Oleh: Naufal Nabilludin
Ntah bagaimana Tuhan menjawab doa-doaku. Selalu istimewa, selalu tak terduga. Dia membukakan mataku untuk melihat ciptaan-Nya, keindahan yang tak hanya menggetarkan hati, tetapi juga mengingatkanku akan kebesaran-Nya.
Sembalun, sebuah lembah yang bernafas dalam sejuknya angin pegunungan, terhampar luas di kaki Rinjani. Di sini, langit terasa lebih dekat, udara lebih jernih, dan setiap sudut alam seperti melantunkan doa tanpa suara. Aku berdiri di antara perbukitan yang menjulang, memandang ladang-ladang hijau yang membentang hingga cakrawala. Setiap hembusan angin membawa ketenangan, seolah membisikkan bahwa aku hanyalah tamu di dunia ini.

Di kejauhan, Rinjani berdiri gagah, memanggil jiwa-jiwa petualang untuk menapaki jalurnya yang penuh tantangan. Gunung ini bukan sekadar tumpukan batu dan tanah, tetapi sebuah perjalanan spiritual, menguji raga sekaligus mengajarkan kerendahan hati. Setiap langkah menuju puncaknya adalah zikir panjang—lelah, dingin, dan nyeri berpadu dengan decak kagum akan keindahan yang terbentang di depan mata.
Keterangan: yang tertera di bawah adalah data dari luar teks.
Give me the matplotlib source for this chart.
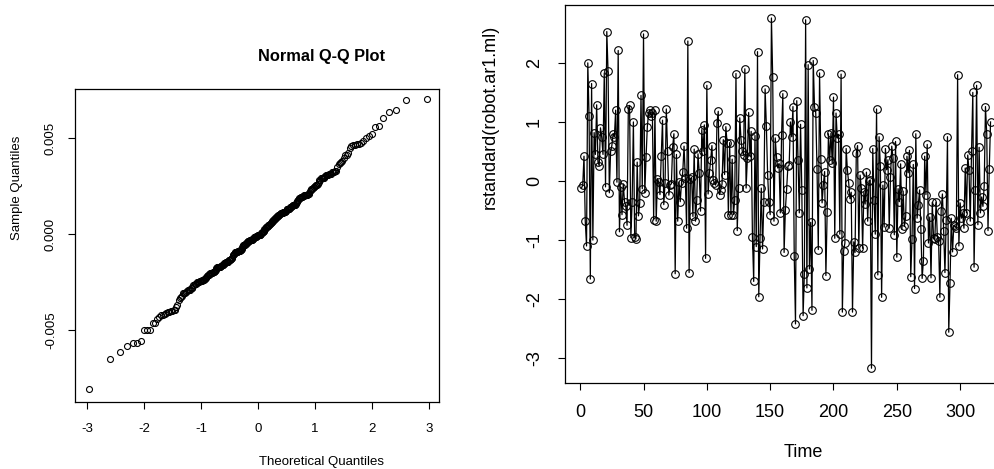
import matplotlib
matplotlib.use('Agg')
import matplotlib.pyplot as plt
from statistics import NormalDist

plt.rcParams['font.family'] = ['Liberation Sans', 'DejaVu Sans']

# standardized residuals (t = 1..324)
resid = [
    -0.12, -0.07, 0.42, -0.68, -1.10, 2.00, 1.10, -1.66, 1.65, -1.00,
    0.82, 0.45, 1.29, 0.33, 0.26, 0.90, 0.74, 0.45, 1.83, -0.10,
    2.53, 1.86, -0.20, 0.50, 0.60, 0.80, 0.75, 1.20, -0.02, 2.21,
    -0.86, -0.10, -0.57, -0.05, -0.35, -0.42, -0.75, 1.22, 1.28, -0.96,
    -0.35, 1.00, -0.95, -0.98, 0.32, -0.59, -0.37, 1.45, -0.13, 2.49,
    -0.20, 0.40, 0.92, 1.15, 1.20, 1.10, 1.15, -0.66, 1.20, -0.68,
    0.04, -0.02, -0.23, 0.43, 1.03, -0.40, -0.03, 1.22, 0.50, -0.24,
    -0.06, -0.05, 0.58, 0.80, -1.57, 0.45, -0.68, -0.02, -0.35, -0.03,
    0.16, 0.59, 0.05, -0.80, 2.37, -1.55, 0.04, 0.06, -0.60, 0.54,
    -0.68, -0.33, 0.46, 0.14, -0.51, 0.87, 0.50, 0.95, -1.31, 1.62,
    -0.22, 0.14, 0.35, 0.60, 0.02, -0.03, -0.07, 0.98, 1.18, -0.23,
    -0.15, -0.05, 0.70, 0.11, 0.92, 0.64, -0.57, 0.65, -0.57, 0.37,
    -0.57, -0.32, 1.82, -0.84, -0.11, 1.07, 0.70, 0.50, 0.44, 1.90,
    -0.12, 0.39, 1.16, 0.42, 0.84, -0.94, -1.70, 0.77, -1.11, 2.19,
    -1.96, -0.97, -0.12, -1.15, -0.35, 1.56, 0.93, 0.10, -0.36, -0.57,
    2.76, 1.76, -0.68, 0.73, 0.40, 0.22, 0.30, -0.54, 0.78, 1.48,
    -1.21, -0.49, -0.14, 0.25, 0.27, 1.00, 0.75, 1.26, -1.27, -2.42,
    1.36, 0.36, -0.54, 0.96, -0.16, -2.28, -1.57, 2.73, -1.81, 1.97,
    -1.49, -0.70, -2.19, 2.04, 1.26, 1.15, 0.20, -1.16, 1.83, 0.38,
    -0.37, -0.06, 0.16, -1.60, -0.52, 0.80, 0.35, 0.81, 0.30, 1.42,
    -0.97, 1.15, 0.73, 0.79, -0.90, 1.81, -2.22, -1.18, -1.05, 0.55,
    0.18, -0.03, -0.30, -0.19, -2.22, -1.03, -1.21, 0.47, 0.60, -1.14,
    0.10, -0.12, -1.14, -0.19, -0.39, 0.15, -0.68, 0.00, 0.02, -3.17,
    0.55, -0.33, -0.90, 1.22, -1.59, 0.75, 0.25, -1.97, -0.07, -0.78,
    0.55, 0.19, 0.36, -0.80, 0.07, 0.59, 0.39, -0.91, 0.67, -1.29,
    -0.13, -0.35, 0.29, -0.82, -0.17, -0.77, -0.60, 0.42, 0.14, 0.52,
    -1.62, -0.98, 0.28, -1.82, 0.80, -0.63, -0.40, -0.15, -0.82, -1.65,
    -1.35, 0.42, -0.23, 0.62, -1.05, -0.61, -1.64, -0.36, -0.97, -0.99,
    -0.36, -0.95, -1.02, -1.97, -0.50, -0.22, -0.85, -1.55, -0.66, 0.75,
    -2.56, -1.73, -0.63, -1.20, -0.75, -0.77, -0.80, 1.80, -1.10, -0.37,
    -0.63, -0.55, -0.80, 0.22, -0.54, 0.44, 0.18, -0.68, 0.50, 1.50,
    -1.46, -0.15, 1.62, -0.74, 0.57, -0.54, -0.27, -0.43, -0.08, 1.26,
    0.80, -0.84, 0.20, 1.00,
]
time = list(range(1, len(resid) + 1))
sigma = 0.00255  # scale of the raw residuals in the Q-Q panel

qq_xticks = [-3, -2, -1, 0, 1, 2, 3]
qq_yticks = [-0.005, 0.0, 0.005]
qq_ylabels = ['-0.005', '0.000', '0.005']
ts_xticks = [0, 50, 100, 150, 200, 250, 300]
ts_yticks = [-3, -2, -1, 0, 1, 2]

# Q-Q points
n = len(resid)
sample_q = sorted(r * sigma for r in resid)
theo_q = [NormalDist().inv_cdf((i - 0.5) / n) for i in range(1, n + 1)]

W, H = 995, 469
fig = plt.figure(figsize=(W / 100, H / 100), dpi=100)

# left: normal Q-Q plot
ax1 = fig.add_axes([75 / W, 1 - 402 / H, 364 / W, 313 / H])
ax1.plot(theo_q, sample_q, 'o', mfc='none', mec='black', ms=4.3, mew=0.8)
ax1.set_xlim(-3.21, 3.175)
ax1.set_ylim(-0.00875, 0.00755)
ax1.set_xticks(qq_xticks)
ax1.set_xticklabels([str(v) for v in qq_xticks])
ax1.set_yticks(qq_yticks)
ax1.set_yticklabels(qq_ylabels, rotation=90, va='center')
ax1.tick_params(labelsize=9.5, length=5, width=0.8, pad=10)
ax1.tick_params(axis='y', pad=8)
for s in ax1.spines.values():
    s.set_linewidth(0.9)
fig.text(322 / W, 1 - 57 / H, 'Normal Q-Q Plot', ha='center', va='center',
         fontsize=11.8, fontweight='bold')
fig.text(322 / W, 1 - 462 / H, 'Theoretical Quantiles', ha='center', va='center', fontsize=9.5)
fig.text(17 / W, 1 - 188 / H, 'Sample Quantiles', ha='center', va='center',
         rotation=90, fontsize=9.5)

# right: standardized residuals over time
ax2 = fig.add_axes([565 / W, 1 - 383 / H, 442 / W, 378 / H])
ax2.plot(time, resid, '-o', color='black', lw=0.9, mfc='none', mec='black', ms=5.5, mew=0.8)
ax2.set_xlim(-12, 337)
ax2.set_ylim(-3.42, 2.98)
ax2.set_xticks(ts_xticks)
ax2.set_xticklabels([str(v) for v in ts_xticks])
ax2.set_yticks(ts_yticks)
ax2.set_yticklabels([str(v) for v in ts_yticks], rotation=90, va='center')
ax2.tick_params(labelsize=13, length=5, width=0.8, pad=10)
ax2.tick_params(axis='y', pad=11)
for s in ax2.spines.values():
    s.set_linewidth(0.9)
fig.text(803 / W, 1 - 452 / H, 'Time', ha='center', va='center', fontsize=13)
fig.text(490 / W, 1 - 117 / H, 'rstandard(robot.ar1.ml)', ha='center', va='center',
         rotation=90, fontsize=13)

fig.savefig('out.png', dpi=100)
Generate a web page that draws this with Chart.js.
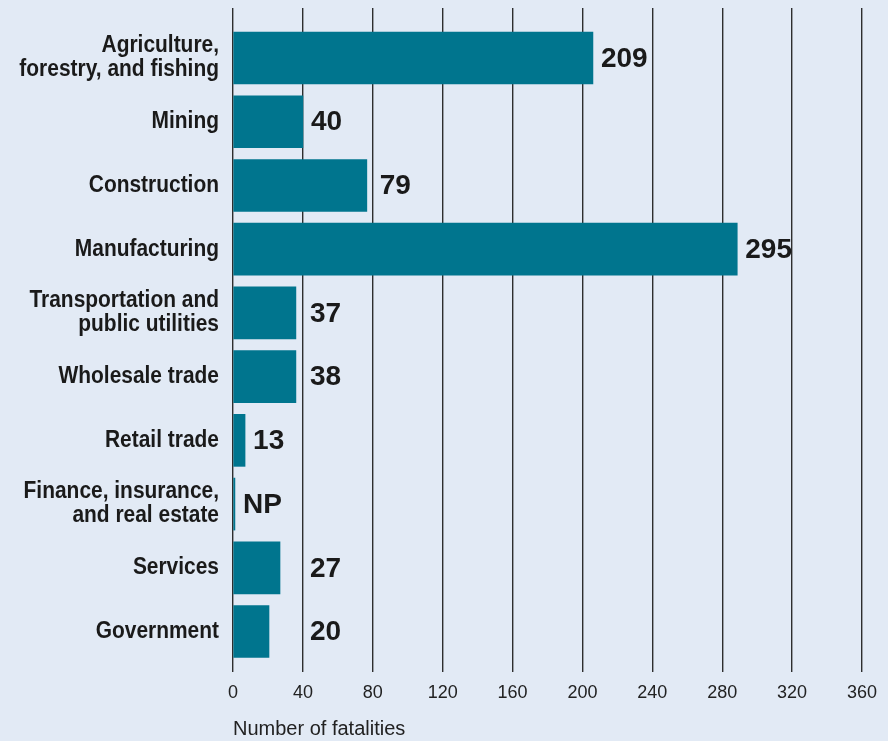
<!DOCTYPE html>
<html>
<head>
<meta charset="utf-8">
<script src="https://cdn.jsdelivr.net/npm/chart.js@4/dist/chart.umd.min.js"></script>
<style>
  html, body { margin: 0; padding: 0; background: #e2eaf5; }
  #wrap { width: 888px; height: 741px; }
</style>
</head>
<body>
<div id="wrap"><canvas id="fatalChart" width="888" height="741"></canvas></div>
<script>
// Categories (top to bottom)
const industries = [
    ['Agriculture,', 'forestry, and fishing'],
    ['Mining'],
    ['Construction'],
    ['Manufacturing'],
    ['Transportation and', 'public utilities'],
    ['Wholesale trade'],
    ['Retail trade'],
    ['Finance, insurance,', 'and real estate'],
    ['Services'],
    ['Government']
];
// Bar lengths as drawn in the picture
const barValues = [206, 40, 76.6, 288.6, 36, 36, 6.9, 1.1, 26.9, 20.6];
// Printed value labels
const valueLabels = ['209', '40', '79', '295', '37', '38', '13', 'NP', '27', '20'];
// X axis ticks
const xTicks = [0, 40, 80, 120, 160, 200, 240, 280, 320, 360];

const barColor = '#00758e';
const textColor = '#1a1a1a';
const gridColor = '#2e2e2e';

// Condensed bold category names, placed on the y scale's tick positions
const categoryLabelPlugin = {
    id: 'categoryLabels',
    afterDraw(chart) {
        const ctx = chart.ctx;
        const yScale = chart.scales.y;
        const right = chart.chartArea.left - 14;
        const squeeze = 0.91;
        const lineH = 24;
        ctx.save();
        ctx.font = 'bold 23px "Liberation Sans", Arial, sans-serif';
        ctx.fillStyle = textColor;
        ctx.textAlign = 'right';
        ctx.textBaseline = 'middle';
        industries.forEach((lines, i) => {
            const cy = yScale.getPixelForValue(i);
            lines.forEach((line, j) => {
                const y = cy + (j - (lines.length - 1) / 2) * lineH;
                ctx.save();
                ctx.translate(right, y);
                ctx.scale(squeeze, 1);
                ctx.fillText(line, 0, 0);
                ctx.restore();
            });
        });
        ctx.restore();
    }
};

// Draws the numbers after each bar, nudging them off a grid line
const valueLabelPlugin = {
    id: 'valueLabels',
    afterDatasetsDraw(chart) {
        const ctx = chart.ctx;
        const xScale = chart.scales.x;
        const gridXs = xTicks.map(t => xScale.getPixelForValue(t));
        const bars = chart.getDatasetMeta(0).data;
        ctx.save();
        ctx.font = 'bold 28px "Liberation Sans", Arial, sans-serif';
        ctx.fillStyle = textColor;
        ctx.textAlign = 'left';
        ctx.textBaseline = 'middle';
        bars.forEach((bar, i) => {
            const text = valueLabels[i];
            const w = ctx.measureText(text).width;
            let start = bar.x + 8;
            const hit = gridXs.find(g => g >= start - 4 && g <= start + w + 6);
            if (hit !== undefined && hit + 7 - start < 40) {
                start = hit + 7;
            }
            ctx.fillText(text, start, bar.y + 1);
        });
        ctx.restore();
    }
};

const ctx = document.getElementById('fatalChart').getContext('2d');

new Chart(ctx, {
    type: 'bar',
    data: {
        datasets: [{
            data: barValues.map((v, i) => ({ x: v, y: i })),
            backgroundColor: barColor,
            borderWidth: 0,
            barThickness: 52
        }]
    },
    options: {
        indexAxis: 'y',
        responsive: false,
        animation: false,
        layout: { padding: { top: 8, right: 26, left: 0, bottom: 0 } },
        plugins: {
            legend: { display: false },
            tooltip: { enabled: false }
        },
        scales: {
            x: {
                type: 'linear',
                position: 'bottom',
                min: 0,
                max: 360,
                afterBuildTicks: (scale) => {
                    scale.ticks = xTicks.map(v => ({ value: v }));
                },
                afterFit: (scale) => {
                    scale.height = 78;
                    scale.paddingLeft = 0;
                    scale.paddingRight = 0;
                },
                border: { display: false },
                grid: {
                    color: gridColor,
                    lineWidth: 1.4,
                    drawTicks: true,
                    tickLength: 9
                },
                ticks: {
                    autoSkip: false,
                    maxRotation: 0,
                    padding: 10,
                    color: '#222',
                    font: { family: '"Liberation Sans", Arial, sans-serif', size: 18 }
                },
                title: {
                    display: true,
                    text: 'Number of fatalities',
                    align: 'start',
                    color: '#222',
                    padding: { top: 0, bottom: 0 },
                    font: { family: '"Liberation Sans", Arial, sans-serif', size: 20 }
                }
            },
            y: {
                type: 'linear',
                reverse: true,
                offset: false,
                bounds: 'data',
                min: -0.785,
                max: 9.494,
                afterBuildTicks: (scale) => {
                    scale.ticks = industries.map((_, i) => ({ value: i }));
                },
                afterFit: (scale) => {
                    scale.width = 233;
                    scale.paddingTop = 0;
                    scale.paddingBottom = 0;
                },
                border: { display: false },
                grid: { display: false, drawTicks: false },
                ticks: { display: false }
            }
        }
    },
    plugins: [categoryLabelPlugin, valueLabelPlugin]
});
</script>
</body>
</html>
Aku bertanya pada diriku sendiri: ini dunia atau surga? Saat itu, aku benar-benar merasa kecil, dan hanya ada satu yang Maha Abadi: Dia, Sang Pencipta.

Sembalun dan Rinjani bukan sekadar destinasi. Mereka adalah pengingat, bahwa di balik segala hiruk-pikuk dunia, ada tempat di mana manusia bisa berhenti sejenak, menarik napas dalam-dalam, dan mengingat siapa dirinya di hadapan semesta.
Hanya tamu yang akan kembali pulang.